The Laplace Mechanism and attaining ε-DP
I’m going to contradict my previous statement on how “random noise” addition doesn’t help with attaining privacy. This is true for most noises, but not always. Random noise addition can be useful in some exceptional cases like sampling noises from the Laplacian Distribution (as it is a differentially-private curve). That is, it satisfies the notion of differential privacy (the equations in the above section). As the name of this method suggests, we attain differential privacy by applying a laplacian noise on our dataset. This has the power to immediately transform our dataset into a differentially private one with a privacy budget ε, if the scale of our laplacian noise was Δf/ε, where Δf is the L1-sensitivity of our dataset. This, however, is only for a single count query. For a column vector query of D dimensions, the effective ε becomes D times the old one(ie Dε) by the composition theorem .
Hence to make this Dε-DP to ε-DP we need to multiply the scale Δf (resulting in noise changing from Δf/ε to DΔf/ε) by D which in turn increases the amount of noise. Thus, it is clearly visible that for large datasets, our laplacian scale (and thus, the laplacian noice) gets really large having a higher impact on our dataset thereby perturbing it more for higher D. One way to overcome this is to collect and use more data entries(n) during training so that the large noise added is compensated by the increased number of entries. But this is practically not feasible. So, our problem of applying differential privacy to large data reduces to a dimensionality reduction problem.
So, higher the privacy, lower the ε which means there is more laplacian noise (and this is even more pronounced in the case of large dimensions D). More the noise, tougher it is to fit to the actual data, which in turn reduces the performance of the model. Hence, one could say privacy and utility (performance of the model) are negatively correlated and the aim would be to try to obtain an optimal mix of the two; that is, it might be helpful to notice that there is a privacy-utility tradeoff. But as far as privacy is concerned, our aim is to get our ε as close to 0 as possible. Let us get back to the question at the end of the previous section:
Attaining ε=0 is very ideal and analogous to attaining an efficiency of 100% in an engine - we’d love to get there but it isn’t realistic or practical. Why is this impractical?
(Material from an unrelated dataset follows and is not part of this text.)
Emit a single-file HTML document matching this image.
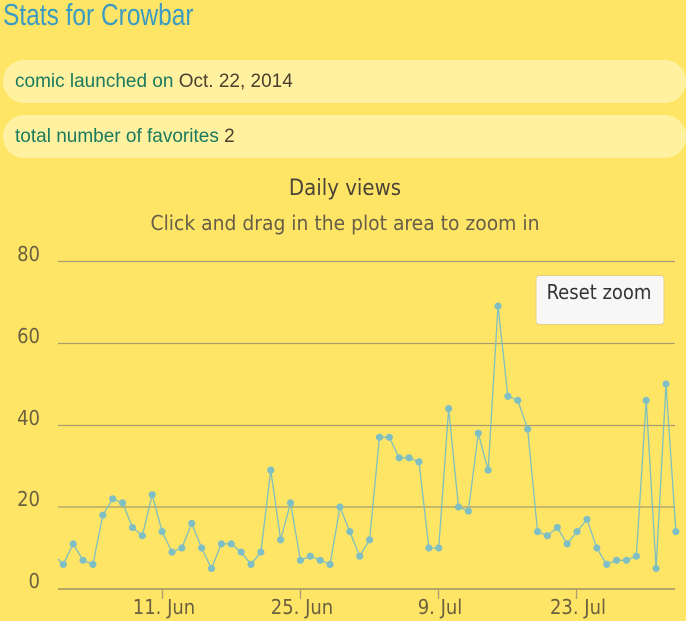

After getting a basic idea of the laplace mechanism from the last few paragraphs, it makes sense to notice that as ε -> 0, the laplacian noise (inversely proportional to ε) tends to infinity, grabbing away almost all the meaning away from the data that we have. Thus we would need a near infinite amount of entries n, for our data to still make sense after applying this “large amount of noise corresponding to ε -> 0”
However, when we choose an optimal ε (usually needs to be large for data with high dimensions which is why it is tougher to achieve better privacy for larger data) with respect to the dimensions D and number of data entries n, the results of count queries are noisy enough due to the DP-algorithm and the attacker is unable to infer useful data. In this way our model still doesn’t lose significant performance but also doesn’t leak user data. Since our problem of attaining data privacy has reduced to a dimensionality reduction problem, there is an increasing motivation to look at dimensionality reduction techniques like PCA,VAE, ALI-GAN, etc., and its variations, with the aim of minimizing information loss while reducing dimensions to optimise the privacy-utility trade-off.